• **Exercise aim**:
Begin with the opening line of the records and extract each line through the one holding "right_max = max(right_ticks)"; pictures are not part of the copy.
>> BEGIN Material provided
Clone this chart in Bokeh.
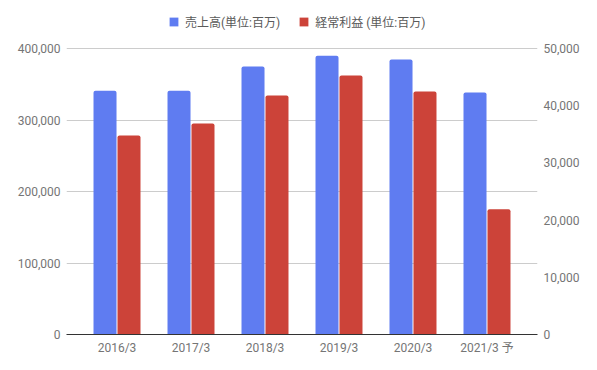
from bokeh.plotting import figure
from bokeh.models import (Range1d, LinearAxis, FixedTicker, NumeralTickFormatter,
                          Legend, LegendItem, FactorRange, ColumnDataSource)
from bokeh.transform import dodge
from bokeh.embed import file_html
from bokeh.resources import INLINE

categories = ["2016/3", "2017/3", "2018/3", "2019/3", "2020/3", "2021/3 予"]
sales = [341000, 341000, 375000, 390000, 384600, 338500]      # 売上高 (百万)
profit = [34800, 36900, 41800, 45300, 42500, 21900]            # 経常利益 (百万)
left_ticks = [0, 100000, 200000, 300000, 400000]
right_ticks = [0, 10000, 20000, 30000, 40000, 50000]
sales_label = "売上高(単位:百万)"
profit_label = "経常利益 (単位:百万)"

BLUE = "#5F7CF1"
RED = "#CC4339"
GRAY = "#757575"
FONT = "Roboto, 'Noto Sans CJK JP', sans-serif"

# frame extends above the top gridline to host the legend: 286 px of data, 40 px headroom
headroom = 326 / 286
left_max = max(left_ticks)
right_max = max(right_ticks)

src = ColumnDataSource(dict(cat=categories, sales=sales, profit=profit))

p = figure(x_range=FactorRange(*categories, range_padding=0.1825, range_padding_units="absolute"),
           y_range=Range1d(0, left_max * headroom),
           width=593, height=362,
           min_border_left=66, min_border_right=56, min_border_top=8, min_border_bottom=28,
           output_backend="svg", toolbar_location=None)
p.extra_y_ranges = {"profit": Range1d(0, right_max * headroom)}

r1 = p.vbar(x=dodge("cat", -0.162, range=p.x_range), top="sales", width=0.311, source=src,
            fill_color=BLUE, line_color=None, border_radius=(2, 2, 0, 0))
r2 = p.vbar(x=dodge("cat", 0.162, range=p.x_range), top="profit", width=0.311, source=src,
            y_range_name="profit", fill_color=RED, line_color=None, border_radius=(2, 2, 0, 0))

p.outline_line_color = None
p.xgrid.grid_line_color = None
p.ygrid.ticker = FixedTicker(ticks=left_ticks)
p.ygrid.grid_line_color = "#CCCCCC"

# left axis
ya = p.yaxis[0]
ya.ticker = FixedTicker(ticks=left_ticks)
ya.formatter = NumeralTickFormatter(format="0,0")
ya.axis_line_color = None
ya.major_tick_line_color = None
ya.minor_tick_line_color = None
ya.major_label_standoff = 0
ya.major_label_text_color = GRAY
ya.major_label_text_font = FONT
ya.major_label_text_font_size = "12px"

# right axis
ra = LinearAxis(y_range_name="profit", ticker=FixedTicker(ticks=right_ticks),
                formatter=NumeralTickFormatter(format="0,0"))
ra.axis_line_color = None
ra.major_tick_line_color = None
ra.minor_tick_line_color = None
ra.major_label_standoff = 0
ra.major_label_text_color = GRAY
ra.major_label_text_font = FONT
ra.major_label_text_font_size = "12px"
p.add_layout(ra, "right")

# x axis
xa = p.xaxis[0]
xa.axis_line_color = "#333333"
xa.axis_line_width = 1
xa.major_tick_line_color = None
xa.minor_tick_line_color = None
xa.major_label_standoff = 0
xa.major_label_text_color = GRAY
xa.major_label_text_font = FONT
xa.major_label_text_font_size = "12px"

legend = Legend(items=[LegendItem(label=sales_label, renderers=[r1]),
                       LegendItem(label=profit_label, renderers=[r2])],
                orientation="horizontal", location=(102, 304),
                label_text_font=FONT, label_text_font_size="12px", label_text_color="#5A5A5A",
                label_height=14, glyph_width=11, glyph_height=11, spacing=18, label_standoff=6,
                padding=0, margin=0, border_line_color=None, background_fill_alpha=0)
p.add_layout(legend, "center")

open("out.html", "w").write(file_html(p, INLINE))
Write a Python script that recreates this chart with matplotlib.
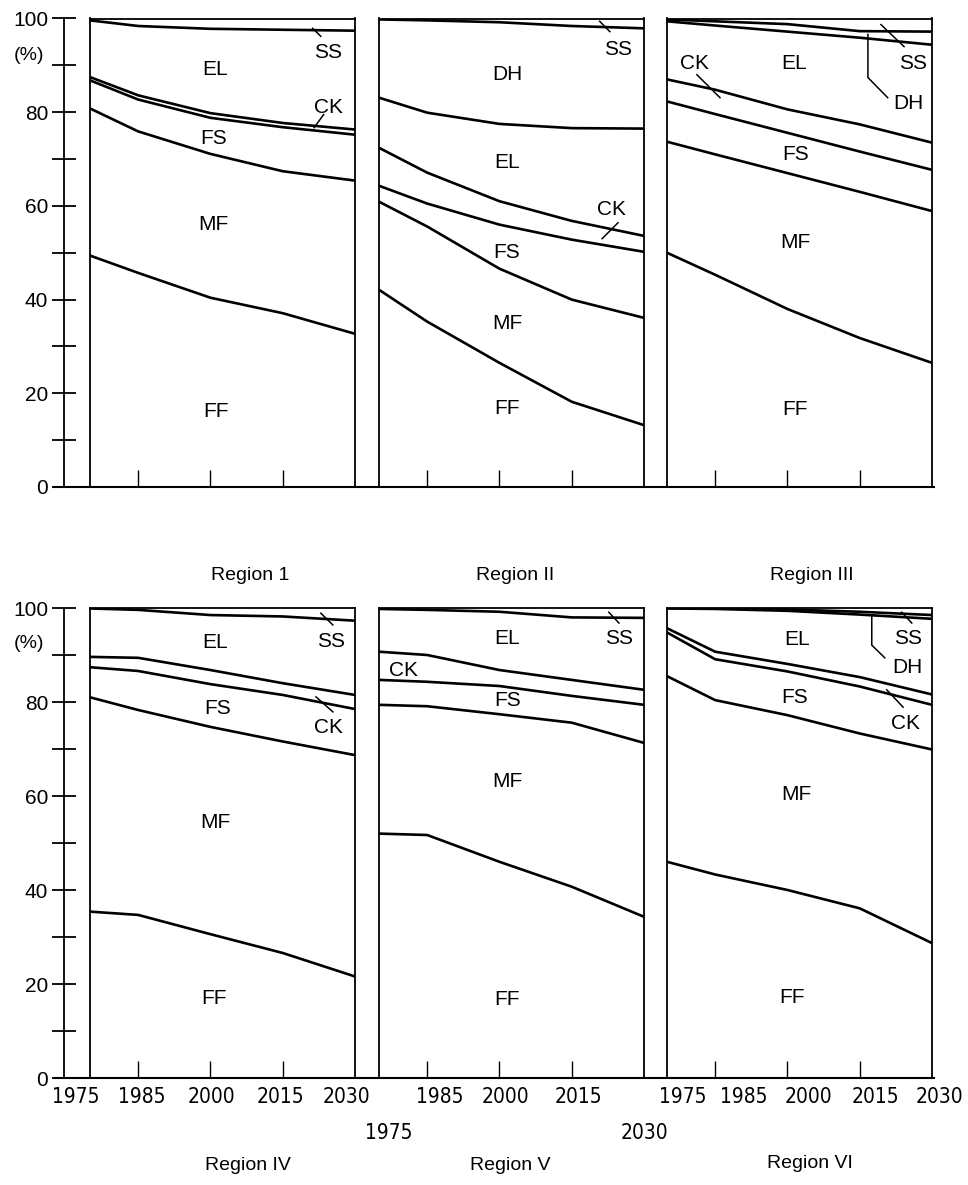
import numpy as np
import matplotlib
matplotlib.use('Agg')
import matplotlib.pyplot as plt
from matplotlib.lines import Line2D
from matplotlib import font_manager

years = [1975, 1985, 2000, 2015, 2030]
categories = ['FF', 'MF', 'FS', 'CK', 'EL', 'DH', 'SS']
region_names = ['Region 1', 'Region II', 'Region III', 'Region IV', 'Region V', 'Region VI']

# shares in %, one row per category (bottom to top: FF MF FS CK EL DH SS)
region1 = [
    [49.4, 45.7, 40.4, 37.1, 32.7],
    [31.4, 30.2, 30.7, 30.3, 32.7],
    [6.0, 6.8, 7.7, 9.4, 9.8],
    [0.7, 0.9, 1.0, 0.9, 1.1],
    [12.1, 14.8, 18.0, 19.9, 21.1],
    [0.0, 0.0, 0.0, 0.0, 0.0],
    [0.4, 1.6, 2.2, 2.4, 2.6],
]
region2 = [
    [42.1, 35.3, 26.5, 18.2, 13.2],
    [18.8, 20.3, 20.1, 21.8, 22.9],
    [3.4, 4.9, 9.4, 12.8, 14.1],
    [8.1, 6.6, 5.0, 4.0, 3.4],
    [10.7, 12.8, 16.5, 19.8, 22.9],
    [16.7, 19.7, 21.7, 21.8, 21.4],
    [0.2, 0.4, 0.8, 1.6, 2.1],
]
region3 = [
    [50.0, 45.3, 38.0, 31.8, 26.5],
    [23.7, 25.7, 29.0, 31.2, 32.4],
    [8.6, 8.6, 8.6, 8.6, 8.8],
    [4.7, 5.2, 5.0, 5.8, 5.8],
    [12.4, 13.7, 16.6, 18.5, 20.9],
    [0.4, 0.9, 1.6, 1.4, 2.8],
    [0.2, 0.6, 1.2, 2.7, 2.8],
]
region4 = [
    [35.4, 34.7, 30.6, 26.6, 21.6],
    [45.6, 43.6, 44.1, 45.0, 47.1],
    [6.4, 8.3, 9.1, 9.9, 9.8],
    [2.2, 2.8, 3.0, 2.5, 3.0],
    [10.3, 10.2, 11.7, 14.2, 15.8],
    [0.0, 0.0, 0.0, 0.0, 0.0],
    [0.1, 0.4, 1.5, 1.8, 2.7],
]
region5 = [
    [52.0, 51.7, 46.0, 40.7, 34.3],
    [27.4, 27.4, 31.4, 34.9, 37.0],
    [5.3, 5.2, 6.0, 5.7, 8.1],
    [6.0, 5.7, 3.4, 3.4, 3.2],
    [9.1, 9.6, 12.4, 13.3, 15.3],
    [0.0, 0.0, 0.0, 0.0, 0.0],
    [0.2, 0.4, 0.8, 2.0, 2.1],
]
region6 = [
    [46.0, 43.3, 40.0, 36.1, 28.7],
    [39.5, 37.1, 37.2, 37.2, 41.2],
    [9.3, 8.7, 9.3, 10.0, 9.5],
    [0.9, 1.6, 1.6, 2.0, 2.2],
    [4.2, 9.1, 11.3, 13.3, 16.1],
    [0.1, 0.1, 0.3, 0.6, 0.8],
    [0.0, 0.1, 0.3, 0.8, 1.5],
]
all_regions = [region1, region2, region3, region4, region5, region6]

# band labels (year, %, text) and leader lines
labels = [
    [(2024.4, 92.7, 'SS'), (2001, 89.1, 'EL'), (2024.4, 81.0, 'CK'), (2000.6, 74.4, 'FS'),
     (2000.6, 56, 'MF'), (2001.2, 16.2, 'FF')],
    [(2024.6, 93.4, 'SS'), (2001.7, 88.0, 'DH'), (2001.5, 69.2, 'EL'), (2023.3, 59.2, 'CK'),
     (2001.5, 50.0, 'FS'), (2001.7, 35.0, 'MF'), (2001.5, 16.7, 'FF')],
    [(1980.8, 90.4, 'CK'), (2001.3, 90.4, 'EL'), (2026, 90.4, 'SS'), (2025.2, 81.8, 'DH'),
     (2001.7, 70.9, 'FS'), (2001.7, 52.1, 'MF'), (2001.5, 16.5, 'FF')],
    [(2001, 92.6, 'EL'), (2025, 92.8, 'SS'), (2001.4, 78.7, 'FS'), (2024.6, 74.5, 'CK'),
     (2001, 54.3, 'MF'), (2000.8, 17.0, 'FF')],
    [(2001.5, 93.6, 'EL'), (2024.8, 93.6, 'SS'), (1980, 86.8, 'CK'), (2001.7, 80.4, 'FS'),
     (2001.7, 63.0, 'MF'), (2001.5, 16.6, 'FF')],
    [(2001.9, 93.2, 'EL'), (2025, 93.6, 'SS'), (2024.8, 87.4, 'DH'), (2001.5, 80.9, 'FS'),
     (2024.4, 75.5, 'CK'), (2001.9, 60.4, 'MF'), (2001, 17.2, 'FF')],
]
leaders = [
    [[(2021.2, 97.9), (2022.9, 96.2)], [(2021.5, 76.7), (2023.5, 79.5)]],
    [[(2020.8, 99.4), (2022.9, 97.2)], [(2021.3, 53.0), (2024.6, 56.4)]],
    [[(1981.2, 88.0), (1986, 83.1)], [(2019.4, 98.7), (2024.2, 94.0)],
     [(2016.7, 96.6), (2016.7, 87.4), (2020.8, 83.1)]],
    [[(2022.9, 98.9), (2025.4, 96.4)], [(2021.9, 81.1), (2025.4, 77.9)]],
    [[(2022.7, 99.1), (2024.8, 96.8)]],
    [[(2023.7, 99.1), (2025.8, 96.8)], [(2017.5, 98.1), (2017.5, 92.1), (2020.2, 89.4)],
     [(2020.6, 82.6), (2024, 78.9)]],
]

# condensed face for the year labels if one is installed
year_font = {'family': 'Liberation Sans', 'size': 14}
for f in font_manager.fontManager.ttflist:
    if f.name == 'Liberation Sans Narrow':
        year_font = {'family': 'Liberation Sans Narrow', 'size': 16}
        break
else:
    for f in font_manager.fontManager.ttflist:
        if f.name == 'DejaVu Sans' and f.stretch == 'condensed' and f.weight in (400, 'normal'):
            year_font = {'family': 'DejaVu Sans', 'stretch': 'condensed', 'size': 15}
            break

plt.rcParams['font.family'] = ['Liberation Sans', 'DejaVu Sans']

W, H = 968, 1185
fig = plt.figure(figsize=(W / 100, H / 100), dpi=100)

def fx(x):
    return x / W

def fy(y):
    return 1 - y / H

lefts = [90, 379, 667]
pw = 265
rows = [(18.5, 487), (608, 1078)]

for i, shares in enumerate(all_regions):
    r, c = divmod(i, 3)
    top, bot = rows[r]
    ax = fig.add_axes([fx(lefts[c]), fy(bot), pw / W, (bot - top) / H])
    ax.set_xlim(1975, 2030)
    ax.set_ylim(0, 100)
    for s in ['left', 'right', 'top']:
        ax.spines[s].set_linewidth(1.3)
    ax.spines['bottom'].set_visible(False)
    ax.set_yticks([])
    ax.set_xticks([1985, 2000, 2015])
    ax.tick_params(axis='x', direction='in', length=12, width=1.0, labelbottom=False)
    ax.patch.set_alpha(0)

    arr = np.array(shares)
    cum = np.cumsum(arr, axis=0)
    for k in range(len(categories) - 1):
        if arr[k].max() == 0 and k > 0:
            continue
        if np.all(cum[k] >= 99.95):
            continue
        ax.plot(years, cum[k], color='black', lw=1.9, solid_joinstyle='round')

    for x, y, t in labels[i]:
        ax.text(x, y, t, ha='center', va='center', fontsize=15)
    for pts in leaders[i]:
        xs, ys = zip(*pts)
        ax.plot(xs, ys, color='black', lw=1.1)

    # region title
    title_x = [250, 515, 812, 248, 510, 810][i]
    title_y = [575, 575, 575, 1165, 1165, 1163][i]
    fig.text(fx(title_x), fy(title_y), region_names[i], ha='center', va='center', fontsize=14)

# y axes and baselines
for r, (top, bot) in enumerate(rows):
    yax = fig.add_axes([fx(64), fy(bot), 0.001, (bot - top) / H])
    yax.set_ylim(0, 100)
    for s in ['right', 'top', 'bottom']:
        yax.spines[s].set_visible(False)
    yax.spines['left'].set_linewidth(1.3)
    yax.set_xticks([])
    yax.set_yticks([0, 20, 40, 60, 80, 100])
    yax.set_yticks([10, 30, 50, 70, 90], minor=True)
    yax.tick_params(axis='y', which='both', direction='inout', length=17, width=1.3, pad=3,
                    labelsize=15)
    yax.tick_params(axis='y', which='minor', labelleft=False)
    yax.patch.set_alpha(0)
    fig.add_artist(Line2D([fx(54), fx(934)], [fy(bot), fy(bot)], color='black', lw=1.5))
    fig.text(fx(29), fy([55, 644][r]), '(%)', ha='center', va='center', fontsize=14)

# year labels under the lower row
year_rows = [
    (1097, [(76, '1975'), (142, '1985'), (211, '2000'), (280, '2015'), (346, '2030'),
            (440, '1985'), (505, '2000'), (578, '2015'),
            (683, '1975'), (744, '1985'), (808, '2000'), (875, '2015'), (939, '2030')]),
    (1133, [(389, '1975'), (644, '2030')]),
]
for yy, items in year_rows:
    for xx, t in items:
        fig.text(fx(xx), fy(yy), t, ha='center', va='center', **year_font)

fig.savefig('out.png', dpi=100, facecolor='white')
>> END Material provided
• **Response to the task**:
Clone this chart in Bokeh.
from bokeh.plotting import figure
from bokeh.models import (Range1d, LinearAxis, FixedTicker, NumeralTickFormatter,
                          Legend, LegendItem, FactorRange, ColumnDataSource)
from bokeh.transform import dodge
from bokeh.embed import file_html
from bokeh.resources import INLINE

categories = ["2016/3", "2017/3", "2018/3", "2019/3", "2020/3", "2021/3 予"]
sales = [341000, 341000, 375000, 390000, 384600, 338500]      # 売上高 (百万)
profit = [34800, 36900, 41800, 45300, 42500, 21900]            # 経常利益 (百万)
left_ticks = [0, 100000, 200000, 300000, 400000]
right_ticks = [0, 10000, 20000, 30000, 40000, 50000]
sales_label = "売上高(単位:百万)"
profit_label = "経常利益 (単位:百万)"

BLUE = "#5F7CF1"
RED = "#CC4339"
GRAY = "#757575"
FONT = "Roboto, 'Noto Sans CJK JP', sans-serif"

# frame extends above the top gridline to host the legend: 286 px of data, 40 px headroom
headroom = 326 / 286
left_max = max(left_ticks)
right_max = max(right_ticks)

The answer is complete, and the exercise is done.